Пригов, конечно, не просто воспроизводит, но остраняет и утрирует стиль мещанского «любомудрия», оставаясь при этом в рамках «мерцающей эстетики». Дистанция между автором и лирическим героем то удлиняется, то сокращается, концептуальные (невидимые) кавычки вокруг его текстов то показываются, то исчезают — это словно бы односторонние кавычки, так что своя речь, переходя в чужую, не всегда сигнализирует, где она из нее выходит. При этом Пригов прекрасно осознает, какой тип мышления он подвергает концептуализации. Вот его краткое «Предуведомление» к сборнику «Атомы нашей жизни»:
Как и все подобные же предыдущие опусы: Звери нашей жизни, Люди нашей жизни, События нашей жизни, и нынешний поведывает, собственно, о том же самом. О той же самой субстанции, что все время принимая различные обличия соответственно нашей разорванной способности разворванно [так! — М.Э. ] воспринимать целокупность этого мира, является нам как бы различными модусами одной и той же сущности (с. 593).
Вот это нахождение повсюду «одной и той же сущности» и превращает нашу «разорванную способность» в сорванное сознание, поскольку форсирует недостающее единство. Так сквозь разорванное сознание мающегося (и кающегося) интеллигента начинает мощно пробиваться каратаевский голос бессознательного:
Самое трудное (продолжал во сне думать или слышать Пьер) состоит в том, чтобы уметь соединять в душе своей значение всего. Все соединить? — сказал себе Пьер. — Нет, не соединить. — Нельзя соединять мысли, а сопрягать все эти мысли — вот что нужно! Да, сопрягать надо, сопрягать надо! — с внутренним восторгом повторил себе Пьер, чувствуя, что этими именно, и только этими словами выражается то, что он хочет выразить, и разрешается весь мучащий его вопрос [272].
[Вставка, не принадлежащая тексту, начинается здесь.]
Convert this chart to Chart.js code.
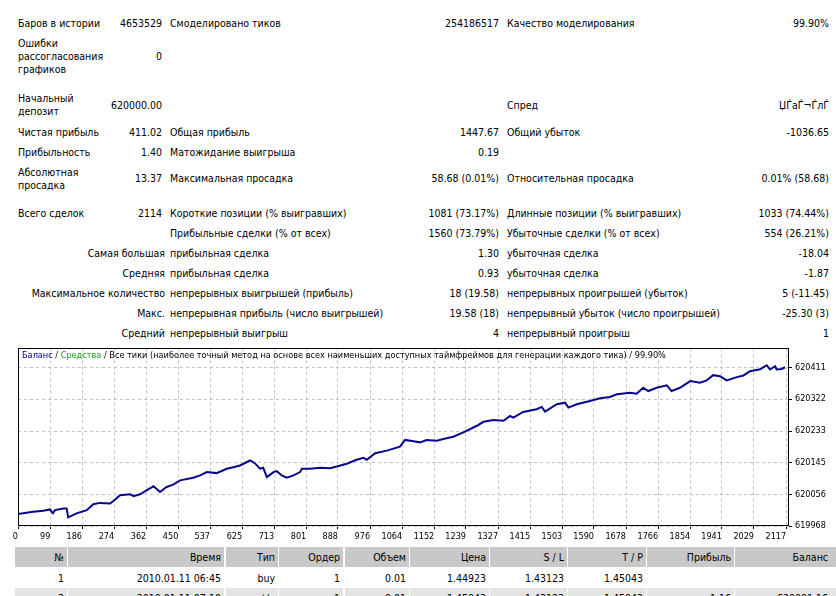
<!DOCTYPE html>
<html><head><meta charset="utf-8">
<script src="https://cdn.jsdelivr.net/npm/chart.js@4/dist/chart.umd.min.js"></script>
<style>
html,body{margin:0;padding:0;background:#fff;width:836px;height:596px;overflow:hidden;}
body{position:relative;font-family:"DejaVu Sans Condensed","Liberation Sans",sans-serif;font-size:10.5px;color:#000;}
.c{position:absolute;white-space:nowrap;line-height:13px;}
.tc{position:absolute;white-space:nowrap;line-height:20px;height:20px;text-align:right;box-sizing:border-box;padding-right:3px;overflow:hidden;}
#chartWrap{position:absolute;left:0;top:340px;width:836px;height:205px;}
#legendTxt{position:absolute;left:22px;top:349px;line-height:13px;white-space:nowrap;font-family:"DejaVu Sans Condensed",sans-serif;font-size:9.1px;color:#000;}
</style>
</head><body>
<div id="stats"></div>
<div id="chartWrap"><canvas id="cv" width="836" height="205"></canvas></div>
<div id="legendTxt"><span style="color:#000080">Баланс</span> / <span style="color:#1fa01f">Средства</span> / Все тики (наиболее точный метод на основе всех наименьших доступных таймфреймов для генерации каждого тика) / 99.90%</div>
<div id="trades"></div>
<script>
// ---- chart data ----
const tradeNo = [0,52,80,98,106,112,135,144,148,171,199,217,235,263,277,290,318,327,345,363,382,400,418,436,455,491,510,528,555,583,601,619,647,660,674,683,693,711,720,734,747,766,784,789,811,839,866,885,912,939,958,967,990,1022,1058,1072,1095,1113,1131,1159,1177,1204,1232,1269,1287,1314,1342,1360,1369,1396,1433,1447,1456,1488,1511,1520,1543,1579,1607,1634,1653,1689,1707,1725,1739,1762,1790,1803,1826,1854,1881,1899,1917,1936,1954,1982,2000,2018,2046,2064,2073,2087,2091,2105,2114];
const balance = [620000,620007.6,620010.4,620014.2,620003.2,620012.3,620017,620017,619992.1,620003.2,620012.3,620028.9,620032.5,620030.9,620041.9,620053.8,620056.6,620051.1,620056.6,620067.7,620078.8,620063,620076.8,620083.5,620095.4,620102.8,620109.2,620118.4,620115.6,620127.8,620132.2,620136.9,620150.8,620143.3,620127.8,620130.5,620104.5,620118.4,620121.1,620109.2,620102.8,620109.2,620118.4,620127.8,620127.8,620130.5,620129.4,620134.1,620141.6,620152.7,620158.2,620152.7,620171,620178.4,620189.5,620208.1,620204.2,620201.4,620208.1,620206.1,620210.8,620217.2,620229.1,620247.7,620258.7,620263.5,620261.5,620275.4,620270.7,620286.4,620293.9,620300.3,620287.3,620307.8,620312.2,620298.4,620307.8,620316.9,620324.4,620328,620335.5,620339.9,620337.1,620353.7,620344.6,620353.7,620360.4,620344.6,620353.7,620372.3,620367.6,620374.2,620388.9,620386.1,620374.2,620383.4,620388.1,620400,620405.5,620416.6,620404.7,620413.8,620404.7,620406.3,620411.02];
const xTickLabels = ['0','99','186','274','362','450','537','625','713','801','888','976','1064','1152','1239','1327','1415','1503','1590','1678','1766','1854','1941','2029','2117'];
const yTickValues = [619968,620056,620145,620233,620322,620411];

// ---- report text ----
const statRows = [
  {y:23,  c:['Баров в истории','4653529','Смоделировано тиков','254186517','Качество моделирования','99.90%']},
  {y:56,  c:['Ошибки\nрассогласования\nграфиков','0','','','','']},
  {y:104.5,c:['Начальный\nдепозит','620000.00','','','Спред','ЏЃаЃ¬ЃлЃ']},
  {y:131.5,c:['Чистая прибыль','411.02','Общая прибыль','1447.67','Общий убыток','-1036.65']},
  {y:151.5,c:['Прибыльность','1.40','Матожидание выигрыша','0.19','','']},
  {y:178, c:['Абсолютная\nпросадка','13.37','Максимальная просадка','58.68 (0.01%)','Относительная просадка','0.01% (58.68)']},
  {y:213, c:['Всего сделок','2114','Короткие позиции (% выигравших)','1081 (73.17%)','Длинные позиции (% выигравших)','1033 (74.44%)']},
  {y:233, c:['','','Прибыльные сделки (% от всех)','1560 (73.79%)','Убыточные сделки (% от всех)','554 (26.21%)']},
  {y:253, r:['Самая большая','прибыльная сделка','1.30','убыточная сделка','-18.04']},
  {y:273, r:['Средняя','прибыльная сделка','0.93','убыточная сделка','-1.87']},
  {y:293, r:['Максимальное количество','непрерывных выигрышей (прибыль)','18 (19.58)','непрерывных проигрышей (убыток)','5 (-11.45)']},
  {y:313, r:['Макс.','непрерывная прибыль (число выигрышей)','19.58 (18)','непрерывный убыток (число проигрышей)','-25.30 (3)']},
  {y:333, r:['Средний','непрерывный выигрыш','4','непрерывный проигрыш','1']}
];
const stats = document.getElementById('stats');
function cell(text, x, yc, align){
  if(!text) return;
  const lines = text.split('\n');
  const d = document.createElement('div');
  d.className = 'c';
  d.innerHTML = lines.map(s=>s.replace(/&/g,'&amp;').replace(/</g,'&lt;')).join('<br>');
  const top = yc - lines.length*13/2 + 0.5;
  d.style.top = top + 'px';
  if(align === 'r'){ d.style.left = (x-400)+'px'; d.style.width='400px'; d.style.textAlign='right'; }
  else { d.style.left = x + 'px'; }
  stats.appendChild(d);
}
statRows.forEach(row=>{
  if(row.c){
    const [a,b,c,d,e,f] = row.c;
    cell(a,18,row.y,'l'); cell(b,162,row.y,'r'); cell(c,170,row.y,'l');
    cell(d,499,row.y,'r'); cell(e,507,row.y,'l'); cell(f,829,row.y,'r');
  } else {
    const [a,c,d,e,f] = row.r;
    cell(a,165,row.y,'r'); cell(c,170,row.y,'l'); cell(d,499,row.y,'r');
    cell(e,507,row.y,'l'); cell(f,829,row.y,'r');
  }
});

// ---- trades table ----
const tradeCols = [[15,67],[68,224],[226,278],[279,343],[345,409],[410,489],[490,567],[568,646],[647,734],[735,840]];
const tradeHeader = ['№','Время','Тип','Ордер','Объем','Цена','S / L','T / P','Прибыль','Баланс'];
const tradeRows = [
  ['1','2010.01.11 06:45','buy','1','0.01','1.44923','1.43123','1.45043','',''],
  ['2','2010.01.11 07:10','t/p','1','0.01','1.45043','1.43123','1.45043','1.16','620001.16']
];
const trades = document.getElementById('trades');
function trow(vals, top, bg){
  vals.forEach((v,i)=>{
    const [l,r] = tradeCols[i];
    const d = document.createElement('div');
    d.className='tc';
    d.style.left=l+'px'; d.style.width=(r-l)+'px'; d.style.top=top+'px';
    if(bg) d.style.background=bg;
    if(i===9) d.style.paddingRight='12px';
    d.textContent=v;
    trades.appendChild(d);
  });
}
trow(tradeHeader,547,'#c8c8c8');
trow(tradeRows[0],568,null);
trow(tradeRows[1],588,'#e4e4e4');

// ---- chart ----
const axisFont = {family:'"DejaVu Sans Condensed",sans-serif', size:9};
const framePlugin = {
  id:'frame',
  afterDraw(chart){
    const {ctx, chartArea:a} = chart;
    ctx.save();
    ctx.setLineDash([]);
    ctx.strokeStyle='#000'; ctx.lineWidth=1;
    ctx.strokeRect(Math.round(a.left)+0.5, Math.round(a.top)+0.5, Math.round(a.right-a.left)-1, Math.round(a.bottom-a.top)-1);
    ctx.restore();
  }
};
new Chart(document.getElementById('cv'), {
  type:'line',
  data:{datasets:[{
    data: tradeNo.map((t,i)=>({x:t,y:balance[i]})),
    borderColor:'#08088c', borderWidth:2, pointRadius:0, tension:0, fill:false
  }]},
  options:{
    responsive:false, animation:false, maintainAspectRatio:false,
    layout:{padding:{left:18,top:7,right:0,bottom:0}},
    plugins:{legend:{display:false}, tooltip:{enabled:false}, title:{display:false}},
    scales:{
      x:{
        type:'linear', min:10.4, max:2125,
        afterBuildTicks: s => { s.ticks = xTickLabels.map(l => ({value: Math.max(Number(l), s.min)})); },
        afterFit: s => { s.height = 19; },
        ticks:{autoSkip:false, maxRotation:0, minRotation:0, align:'end', padding:2, color:'#000', font:axisFont,
          callback:(v,i)=>xTickLabels[i]},
        grid:{color:'#c4c4c4', tickColor:'#000', tickLength:3, drawTicks:true, lineWidth:1},
        border:{display:false, dash:[3,3]}
      },
      y:{
        position:'right', min:619968, max:620463.6,
        afterBuildTicks: s => { s.ticks = yTickValues.map(v => ({value:v})); },
        afterFit: s => { s.width = 47; },
        ticks:{padding:3, color:'#000', font:axisFont, callback:v=>String(v)},
        grid:{color:'#c4c4c4', tickColor:'#000', tickLength:3, drawTicks:true, lineWidth:1},
        border:{display:false, dash:[3,3]}
      }
    }
  },
  plugins:[framePlugin]
});
</script>
</body></html>
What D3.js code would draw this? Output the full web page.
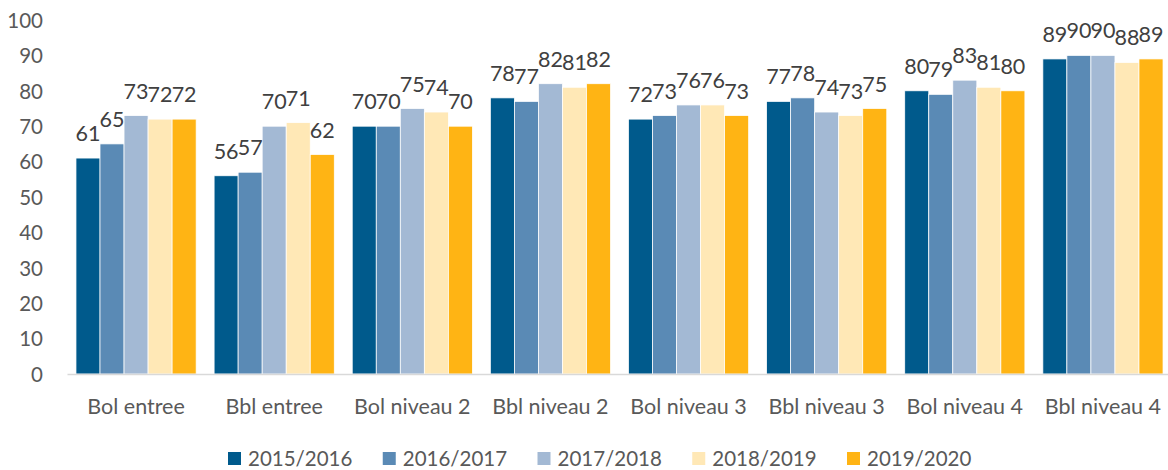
<!DOCTYPE html>
<html><head><meta charset="utf-8">
<script src="https://cdn.jsdelivr.net/npm/d3@7"></script>
<style>body{margin:0;background:#fff}svg{display:block}</style>
</head><body><svg id="c" width="1168" height="470"></svg>
<script>
const categories = ["Bol entree","Bbl entree","Bol niveau 2","Bbl niveau 2","Bol niveau 3","Bbl niveau 3","Bol niveau 4","Bbl niveau 4"];
const seriesNames = ["2015/2016","2016/2017","2017/2018","2018/2019","2019/2020"];
const s2015 = [61,56,70,78,72,77,80,89];
const s2016 = [65,57,70,77,73,78,79,90];
const s2017 = [73,70,75,82,76,74,83,90];
const s2018 = [72,71,74,81,76,73,81,88];
const s2019 = [72,62,70,82,73,75,80,89];
const yTicks = [0,10,20,30,40,50,60,70,80,90,100];
const colors = ["#005A8C","#5A8AB5","#A3B9D4","#FFE8B6","#FFB414"];
const seriesValues = [s2015,s2016,s2017,s2018,s2019];

const svg = d3.select("#c");
const font = "Lato, 'Open Sans', sans-serif";
const mLeft = 67, mRight = 1172, mTop = 20, mBottom = 374;
const x0 = d3.scaleBand().domain(categories).range([mLeft,mRight]).paddingInner(0.13).paddingOuter(0.065);
const x1 = d3.scaleBand().domain(seriesNames).range([0,x0.bandwidth()]);
const y = d3.scaleLinear().domain([0,100]).range([mBottom,mTop]);

// y axis labels
const yAxis = d3.axisLeft(y).tickValues(yTicks).tickSize(0).tickPadding(0);
const ya = svg.append("g").attr("transform",`translate(${43},0)`).call(yAxis);
ya.select(".domain").remove();
ya.selectAll("text").attr("font-family",font).attr("font-size",20.5).attr("fill","#595959").attr("dy","0.36em");

// bars
const groups = svg.append("g").selectAll("g").data(categories).join("g")
  .attr("transform",d=>`translate(${x0(d)},0)`);
seriesNames.forEach((s,si)=>{
  groups.append("rect")
    .attr("x",(d,ci)=>x1(s))
    .attr("y",(d,ci)=>y(seriesValues[si][ci]))
    .attr("width",x1.bandwidth())
    .attr("height",(d,ci)=>y(0)-y(seriesValues[si][ci]))
    .attr("fill",colors[si])
    .attr("stroke","#ffffff").attr("stroke-width",0.75);
});
// baseline
const xa = svg.append("g").attr("transform",`translate(0,${mBottom})`).call(d3.axisBottom(x0).tickSize(0).tickPadding(25));
xa.select(".domain").attr("stroke","#D9D9D9").attr("stroke-width",1.5);
xa.selectAll("text").attr("font-family",font).attr("font-size",21.5).attr("fill","#595959");

// labels
seriesNames.forEach((s,si)=>{
  groups.append("text")
    .attr("x",x1(s)+x1.bandwidth()/2)
    .attr("y",(d,ci)=>y(seriesValues[si][ci])-17)
    .attr("text-anchor","middle")
    .attr("font-family",font).attr("font-size",21.5).attr("fill","#404040")
    .text((d,ci)=>seriesValues[si][ci]);
});

// legend
const legend = svg.append("g").attr("transform","translate(228,452)");
const lx = d3.scalePoint().domain(seriesNames).range([0,619]);
seriesNames.forEach((s,si)=>{
  const g = legend.append("g").attr("transform",`translate(${lx(s)},0)`);
  g.append("rect").attr("width",13).attr("height",13).attr("fill",colors[si]);
  g.append("text").attr("x",20).attr("y",7).attr("dy","0.36em")
   .attr("font-family",font).attr("font-size",20.5).attr("fill","#595959").text(s);
});
</script></body></html>
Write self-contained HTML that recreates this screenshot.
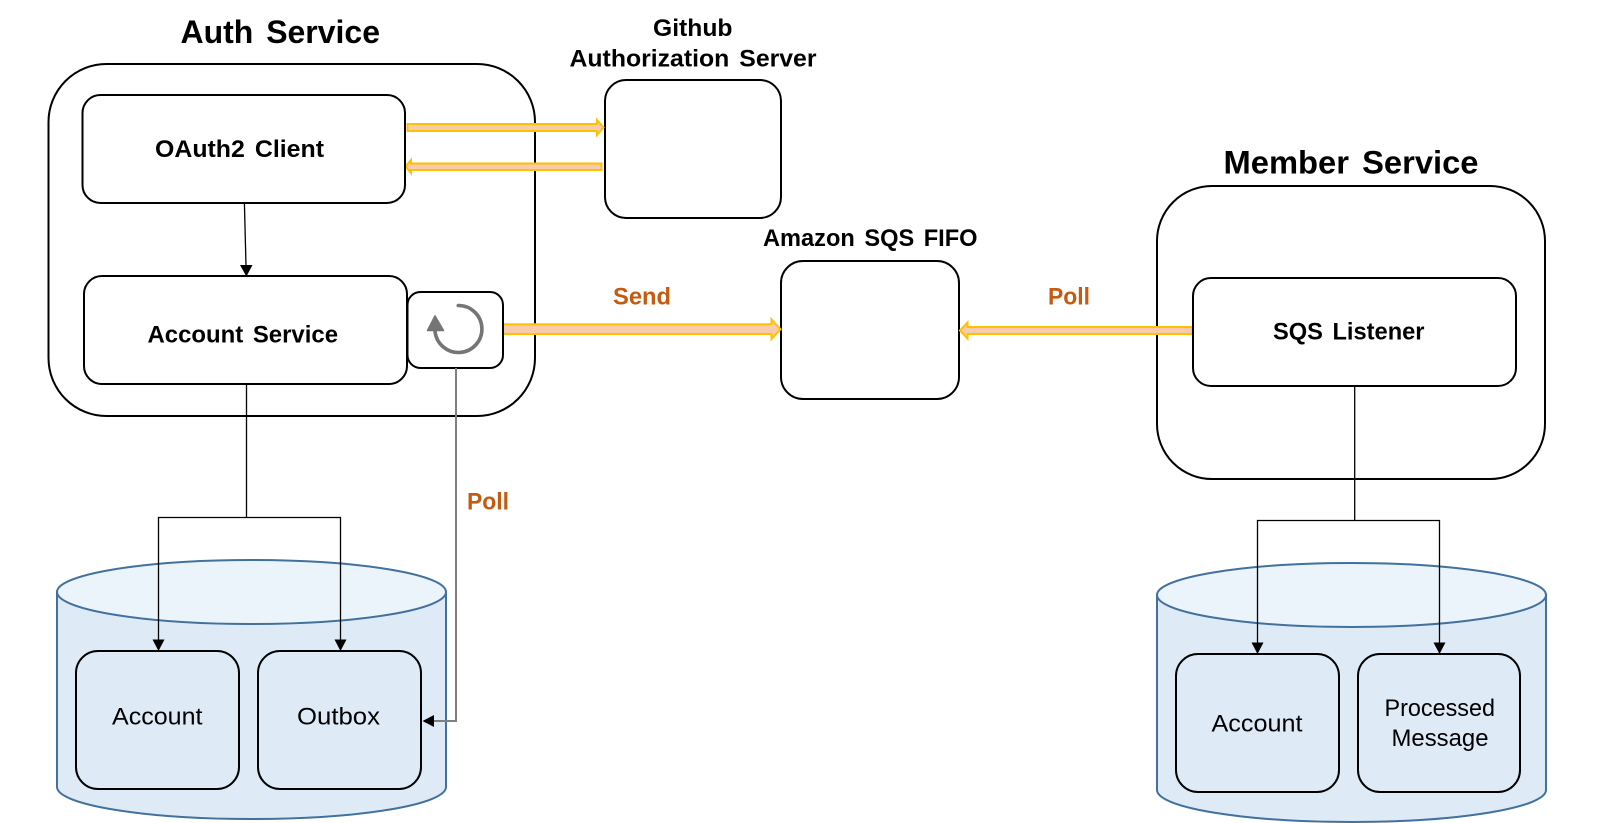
<!DOCTYPE html>
<html>
<head>
<meta charset="utf-8">
<style>
html,body{margin:0;padding:0;background:#fff;width:1597px;height:823px;overflow:hidden}
svg{display:block}
text{font-family:"Liberation Sans","Noto Sans CJK KR",sans-serif;fill:#000}
.b{font-weight:bold;font-size:24px;word-spacing:3px}
.t{font-weight:bold;font-size:32px;word-spacing:4px}
.o{font-weight:bold;font-size:24px;fill:#c55a11}
.r{font-size:24px}
.box{fill:#fff;stroke:#000;stroke-width:2}
.inner{fill:#deebf7;stroke:#000;stroke-width:2}
.cyl{fill:#deebf7;stroke:#41719c;stroke-width:2}
.top{fill:#ebf3fb;stroke:#41719c;stroke-width:2}
.fat{fill:#f8cbad;stroke:#ffc000;stroke-width:2}
.l{fill:none;stroke:#000;stroke-width:1.3}
.g{fill:none;stroke:#7f7f7f;stroke-width:2}
</style>
</head>
<body>
<svg width="1597" height="823" viewBox="0 0 1597 823" xmlns="http://www.w3.org/2000/svg">
<rect width="1597" height="823" fill="#fff"/>

<!-- containers -->
<rect class="box" x="48.5" y="64" width="486.5" height="352" rx="58" ry="58"/>
<rect class="box" x="1157" y="186" width="388" height="293" rx="55" ry="55"/>
<rect class="box" x="605" y="80" width="176" height="138" rx="21" ry="21"/>
<rect class="box" x="781" y="261" width="178" height="138" rx="22" ry="22"/>

<!-- left cylinder -->
<path class="cyl" d="M57 592 L57 787 A194.5 32 0 0 0 446 787 L446 592 Z"/>
<ellipse class="top" cx="251.5" cy="592" rx="194.5" ry="32"/>
<!-- right cylinder -->
<path class="cyl" d="M1157 595 L1157 790 A194.5 32 0 0 0 1546 790 L1546 595 Z"/>
<ellipse class="top" cx="1351.5" cy="595" rx="194.5" ry="32"/>

<!-- fat arrows -->
<path class="fat" d="M407.5 124 L597 124 L597 120 L603.5 127.5 L597 135 L597 131 L407.5 131 Z"/>
<path class="fat" d="M601.5 163.5 L411 163.5 L411 160 L405.5 166.5 L411 173 L411 170 L601.5 170 Z"/>
<path class="fat" d="M503 324.3 L771.5 324.3 L771.5 319.5 L780.5 329.3 L771.5 339 L771.5 334 L503 334 Z"/>
<path class="fat" d="M1192.5 327 L967.5 327 L967.5 322.5 L960 330.5 L967.5 338.5 L967.5 334 L1192.5 334 Z"/>

<!-- inner boxes -->
<rect class="box" x="82.5" y="95" width="322.5" height="108" rx="18" ry="18"/>
<rect class="box" x="84" y="276" width="323" height="108" rx="18" ry="18"/>
<rect class="box" x="1193" y="278" width="323" height="108" rx="18" ry="18"/>
<rect class="box" x="407.5" y="292" width="95.5" height="76" rx="13" ry="13"/>

<rect class="inner" x="76" y="651" width="163" height="138" rx="22" ry="22"/>
<rect class="inner" x="258" y="651" width="163" height="138" rx="22" ry="22"/>
<rect class="inner" x="1176" y="654" width="163" height="138" rx="22" ry="22"/>
<rect class="inner" x="1358" y="654" width="162" height="138" rx="22" ry="22"/>

<!-- refresh icon -->
<path d="M458.3 305.5 A23.5 23.5 0 1 1 435 331" fill="none" stroke="#757575" stroke-width="3.6" stroke-linecap="round"/>
<path d="M435 316 L427.5 330.5 L443.5 330.5 Z" fill="#757575" stroke="#757575" stroke-width="1.6" stroke-linejoin="round"/>

<!-- thin connectors -->
<path class="l" d="M244.4 203 L246 266"/>
<path d="M240 265 L252.5 265 L246.4 276.5 Z" fill="#000"/>

<path class="l" d="M246.5 384 L246.5 517.5"/>
<path class="l" d="M158.5 640 L158.5 517.5 L340.5 517.5 L340.5 640"/>
<path d="M152.5 639.5 L164.5 639.5 L158.5 651 Z" fill="#000"/>
<path d="M334.5 639.5 L346.5 639.5 L340.5 651 Z" fill="#000"/>

<path class="l" d="M1354.7 386 L1354.7 520.5"/>
<path class="l" d="M1257.5 643 L1257.5 520.5 L1439.5 520.5 L1439.5 643"/>
<path d="M1251.5 642.5 L1263.5 642.5 L1257.5 654 Z" fill="#000"/>
<path d="M1433.5 642.5 L1445.5 642.5 L1439.5 654 Z" fill="#000"/>

<path class="g" d="M456 368 L456 721 L433 721"/>
<path d="M434 715 L434 727 L422.5 721 Z" fill="#000"/>

<!-- labels -->
<text class="t" x="180.5" y="43" textLength="199.5" lengthAdjust="spacingAndGlyphs">Auth Service</text>
<text class="t" x="1223.5" y="173.5" textLength="255" lengthAdjust="spacingAndGlyphs">Member Service</text>
<text class="b" x="653" y="36" textLength="79.5" lengthAdjust="spacingAndGlyphs">Github</text>
<text class="b" x="569.5" y="66.5" textLength="247" lengthAdjust="spacingAndGlyphs">Authorization Server</text>
<text class="b" x="763" y="246" textLength="214.5" lengthAdjust="spacingAndGlyphs">Amazon SQS FIFO</text>
<text class="b" x="155" y="157" textLength="169" lengthAdjust="spacingAndGlyphs">OAuth2 Client</text>
<text class="b" x="147.5" y="342.5" textLength="190.5" lengthAdjust="spacingAndGlyphs">Account Service</text>
<text class="b" x="1273" y="339.5" textLength="151.5" lengthAdjust="spacingAndGlyphs">SQS Listener</text>
<text class="o" x="613" y="304.5" textLength="58" lengthAdjust="spacingAndGlyphs">Send</text>
<text class="o" x="1048" y="304.5" textLength="42" lengthAdjust="spacingAndGlyphs">Poll</text>
<text class="o" x="467" y="509.5" textLength="42" lengthAdjust="spacingAndGlyphs">Poll</text>
<text class="r" x="112" y="724.5" textLength="90.5" lengthAdjust="spacingAndGlyphs">Account</text>
<text class="r" x="297" y="724.5" textLength="83" lengthAdjust="spacingAndGlyphs">Outbox</text>
<text class="r" x="1211.5" y="731.5" textLength="91" lengthAdjust="spacingAndGlyphs">Account</text>
<text class="r" x="1384.5" y="716" textLength="110.5" lengthAdjust="spacingAndGlyphs">Processed</text>
<text class="r" x="1391.5" y="746" textLength="97" lengthAdjust="spacingAndGlyphs">Message</text>
</svg>
</body>
</html>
Сопрягать, сопрягать — вот чем, собственно, и занят глубокомысленный приговский герой. С ним происходит интоксофикация, интоксикация Софией, отравление мудростью. Каждая ерунда обрастает неким умозрением, вызывает мильон вопросов метафизического порядка. «Цифра на счетчике» — каких полей какая птица? Оформление брака — это форма материи живой, а что лишено формы, то тлеет! Это платоновщина, где древнегреческого Платона трудно отличить от толстовского Платона Каратаева, а их обоих — от запойно умствующих героев Андрея Платонова. Каждая частность немедленно, без всяких опосредований, возводится к общему, или наоборот, из некоего общего умозрения прямо выводятся практические частности. Что при этом отсутствует, так это посредствующие звенья, трезвое осмысление иерархии сущностей, их соподчиненности, постепенной, а не мгновенной выводимости. Это сознание, которое срывается с резьбы, проскакивает резьбу, и есть сорванное сознание. Если разорванное сознание вмещает две идеи, никак их не соотнося, то сорванное сознание, напротив, соединяет идеи совершенно разного уровня, мгновенно перескакивая от общего к частному. В этом есть известная детскость: такая задумчивость, которая буквально «схватывает» сразу все во всем, не имея опыта различения. Как будто взрослый человек впервые начинает думать — и вдруг озадачивается: а почему эта страна губит на меня целую курицу, разве я того достоин, чем я заслужил?